- [Exercise] Retype nothing but the lines from the start of the material up to and including the line with "const TEXT = '#1a1a1a';". Pictures don't belong in the copy.

━━━━━ Supplied data ━━━━━

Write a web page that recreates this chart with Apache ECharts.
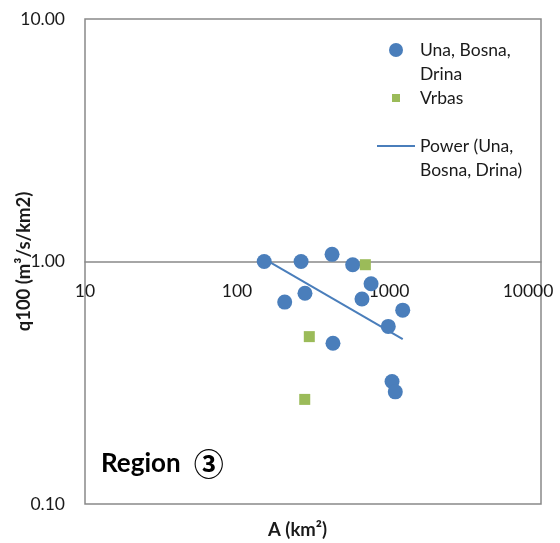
<!DOCTYPE html>
<html>
<head>
<meta charset="utf-8">
<style>
  html, body { margin: 0; padding: 0; background: #ffffff; }
  #chart { width: 560px; height: 543px; }
</style>
<script src="https://cdn.jsdelivr.net/npm/echarts@6/dist/echarts.min.js"></script>
</head>
<body>
<div id="chart"></div>
<script>
// Catchment area A (km²) and specific 100-year discharge q100 (m³/s/km²)
const unaBosnaDrinaArea = [151, 264, 422, 577, 762, 664, 280, 206, 1231, 989, 428, 1047, 1100];
const unaBosnaDrinaQ100 = [1.00, 1.00, 1.07, 0.97, 0.81, 0.70, 0.74, 0.68, 0.63, 0.54, 0.46, 0.32, 0.29];
const vrbasArea = [699, 299, 279];
const vrbasQ100 = [0.97, 0.49, 0.27];
const xTicks = [10, 100, 1000, 10000];
const yTicks = [0.1, 1, 10];

const BLUE = '#4a7ebb';
const GREEN = '#9bbb59';
const GRAY = '#898989';
const FONT = 'Lato';
const TEXT = '#1a1a1a';

// Power trendline q = a * A^b, least squares in log-log space
function powerFit(xs, ys) {
  const lx = xs.map(Math.log10), ly = ys.map(Math.log10);
  const n = lx.length;
  const mx = lx.reduce((s, v) => s + v, 0) / n;
  const my = ly.reduce((s, v) => s + v, 0) / n;
  let sxy = 0, sxx = 0;
  for (let i = 0; i < n; i++) { sxy += (lx[i] - mx) * (ly[i] - my); sxx += (lx[i] - mx) ** 2; }
  const b = sxy / sxx;
  const a = Math.pow(10, my - b * mx);
  return { a, b };
}
const fit = powerFit(unaBosnaDrinaArea, unaBosnaDrinaQ100);
const fitX = [Math.min(...unaBosnaDrinaArea), Math.max(...unaBosnaDrinaArea)];
const fitLine = fitX.map(x => [x, fit.a * Math.pow(x, fit.b)]);

const zip = (xs, ys) => xs.map((x, i) => [x, ys[i]]);

const chart = echarts.init(document.getElementById('chart'), null, { renderer: 'canvas' });

const legendText = {
  fontFamily: FONT, fontSize: 17.5, color: TEXT, lineHeight: 24
};
const xMax = xTicks[xTicks.length - 1];

chart.setOption({
  animation: false,
  backgroundColor: '#ffffff',
  grid: [
    // main plot area
    { left: 85, right: 19, top: 19, bottom: 39, containLabel: false, outerBoundsMode: 'none',
      show: true, borderColor: GRAY, borderWidth: 1.5, backgroundColor: 'transparent' },
    // upper band whose bottom edge carries the horizontal axis at q = 1
    { left: 85, right: 19, top: 19, height: 243, containLabel: false, outerBoundsMode: 'none', show: false }
  ],
  xAxis: [
    {
      gridIndex: 0, type: 'log', logBase: 10, min: xTicks[0], max: xMax,
      axisLine: { show: false }, axisTick: { show: false }, axisLabel: { show: false }, splitLine: { show: false }
    },
    {
      gridIndex: 1, type: 'log', logBase: 10, min: xTicks[0], max: xMax,
      axisLine: { show: true, lineStyle: { color: GRAY, width: 1.5 } },
      axisTick: { show: false }, splitLine: { show: false },
      axisLabel: {
        margin: 20, fontFamily: FONT, fontSize: 17.5, color: TEXT,
        // the last label is pulled inside the plot's right edge
        formatter: v => Math.round(v) === xMax ? '{last|' + Math.round(v) + '}' : String(Math.round(v)),
        rich: { last: { fontFamily: FONT, fontSize: 17.5, color: TEXT, padding: [0, 26, 0, 0] } }
      }
    }
  ],
  yAxis: [
    {
      gridIndex: 0, type: 'log', logBase: 10, min: yTicks[0], max: yTicks[yTicks.length - 1],
      axisLine: { show: false }, axisTick: { show: false }, splitLine: { show: false },
      axisLabel: { margin: 20, fontFamily: FONT, fontSize: 17.5, color: TEXT,
        formatter: v => Number(v).toFixed(2) },
      name: 'q100 (m³/s/km2)', nameLocation: 'middle', nameGap: 51, nameRotate: 90,
      nameMoveOverlap: false,
      nameTextStyle: { fontFamily: FONT, fontSize: 18.5, fontWeight: 'bold', color: TEXT }
    },
    { gridIndex: 1, type: 'value', show: false }
  ],
  legend: [
    {
      data: [{ name: 'Una, Bosna, Drina', icon: 'circle' }],
      orient: 'vertical', left: 389, top: 14, padding: 0,
      itemWidth: 38, itemHeight: 14,
      formatter: () => '\nUna, Bosna,\nDrina',
      textStyle: legendText
    },
    {
      data: [{ name: 'Vrbas', icon: 'rect' }],
      orient: 'vertical', left: 392, top: 86, padding: 0,
      itemWidth: 8, itemHeight: 8,
      textStyle: Object.assign({ padding: [0, 0, 0, 15] }, legendText)
    },
    {
      data: [{ name: 'Power (Una, Bosna, Drina)', icon: 'rect' }],
      orient: 'vertical', left: 377, top: 110, padding: 0,
      itemWidth: 38, itemHeight: 2,
      formatter: () => '\nPower (Una,\nBosna, Drina)',
      textStyle: legendText
    }
  ],
  series: [
    {
      name: 'Power (Una, Bosna, Drina)', type: 'line', xAxisIndex: 0, yAxisIndex: 0,
      data: fitLine, showSymbol: false, symbol: 'none',
      lineStyle: { color: BLUE, width: 2 }, itemStyle: { color: BLUE }, z: 3
    },
    {
      name: 'Una, Bosna, Drina', type: 'scatter', xAxisIndex: 0, yAxisIndex: 0,
      data: zip(unaBosnaDrinaArea, unaBosnaDrinaQ100),
      symbol: 'circle', symbolSize: 15, itemStyle: { color: BLUE, opacity: 1 }, z: 4
    },
    {
      name: 'Vrbas', type: 'scatter', xAxisIndex: 0, yAxisIndex: 0,
      data: zip(vrbasArea, vrbasQ100),
      symbol: 'rect', symbolSize: 11, itemStyle: { color: GREEN, opacity: 1 }, z: 4
    }
  ],
  graphic: [
    {
      type: 'text', left: 268, top: 521,
      style: { text: 'A (km²)', fontFamily: FONT, fontSize: 18.5, fontWeight: 'bold', fill: TEXT }
    },
    {
      type: 'text', left: 101, top: 449,
      style: {
        text: '{r|Region}{c|③}',
        rich: {
          r: { fontFamily: FONT, fontSize: 26, fontWeight: 'bold', fill: '#000000' },
          c: { fontFamily: 'Noto Sans CJK JP', fontSize: 30, fontWeight: 'bold', fill: '#000000', padding: [0, 0, 0, 13] }
        }
      }
    }
  ]
});
</script>
</body>
</html>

━━━━━

- [Task output]
Write a web page that recreates this chart with Apache ECharts.
<!DOCTYPE html>
<html>
<head>
<meta charset="utf-8">
<style>
  html, body { margin: 0; padding: 0; background: #ffffff; }
  #chart { width: 560px; height: 543px; }
</style>
<script src="https://cdn.jsdelivr.net/npm/echarts@6/dist/echarts.min.js"></script>
</head>
<body>
<div id="chart"></div>
<script>
// Catchment area A (km²) and specific 100-year discharge q100 (m³/s/km²)
const unaBosnaDrinaArea = [151, 264, 422, 577, 762, 664, 280, 206, 1231, 989, 428, 1047, 1100];
const unaBosnaDrinaQ100 = [1.00, 1.00, 1.07, 0.97, 0.81, 0.70, 0.74, 0.68, 0.63, 0.54, 0.46, 0.32, 0.29];
const vrbasArea = [699, 299, 279];
const vrbasQ100 = [0.97, 0.49, 0.27];
const xTicks = [10, 100, 1000, 10000];
const yTicks = [0.1, 1, 10];

const BLUE = '#4a7ebb';
const GREEN = '#9bbb59';
const GRAY = '#898989';
const FONT = 'Lato';
const TEXT = '#1a1a1a';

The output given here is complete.